Quando tudo parecia controlado, deixou de estar. Foi isso que tornou o jogo até ao final mais “descontrolado” com o Salzburgo a tentar aproveitar o natural adiantamento dos encarnados em busca de mais um golo e o Benfica a não ter problemas em deixar o encontro “partir-se” de forma natural para com isso encontrar mais espaços para as unidades da frente.
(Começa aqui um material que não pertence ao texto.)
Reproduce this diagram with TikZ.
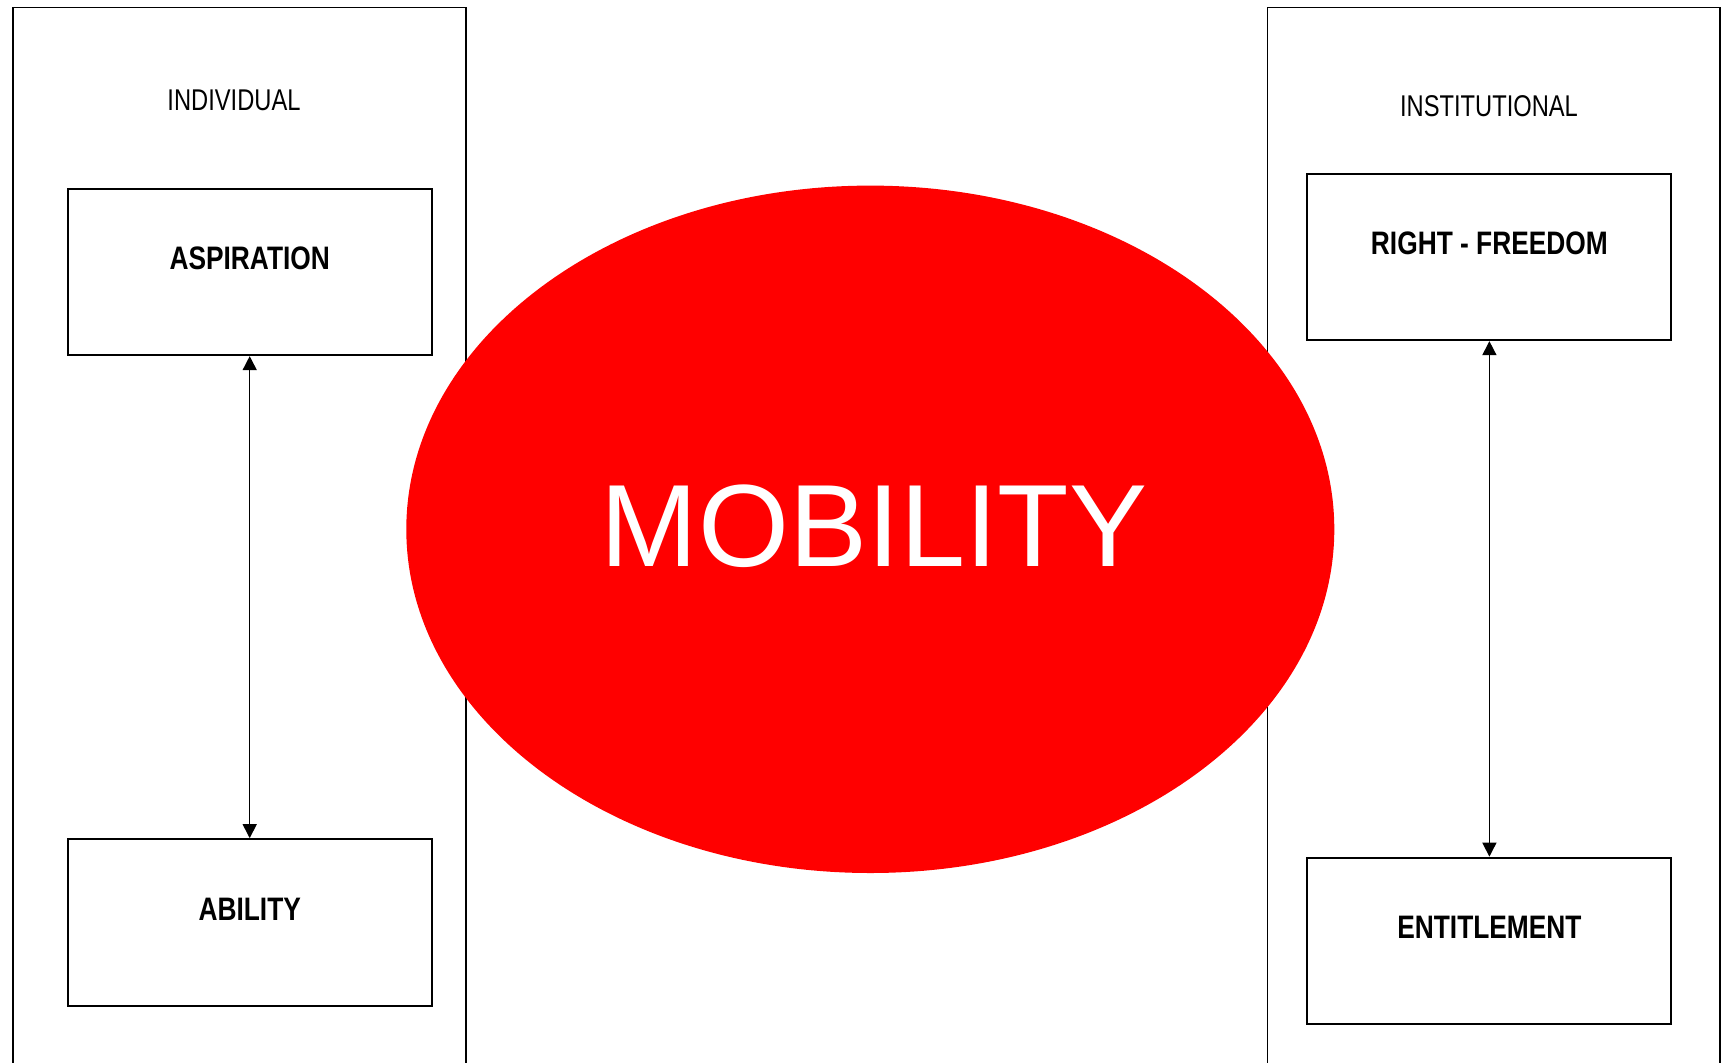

Sempre com o conjunto português melhor, houve um pouco de tudo a partir daí: Trubin tirou o empate a Fernando, avançado brasileiro que passou pelo Sporting e que entrou com a corda toda (65′), Di María acertou no poste em mais um remate em arco após uma diagonal da direita para o meio (69′), Sucic viu o segundo golo anulado porque a remate de meia distância bateu em Koita que estava fora de jogo (75′), Rafa voltou a falhar de forma inacreditável isolado por Di María com mérito à mistura do guarda-redes Schlager (77′), Musa também ficou perto desviando um cruzamento/remate de Di María (80′), Fernando teve outra tentativa com perigo após transição (89′). Aos 90+1′, entrou Arthur Cabral. No minuto seguinte marcou o 3-1 decisivo, com assistência de Aursnes após um grande passe de João Neves.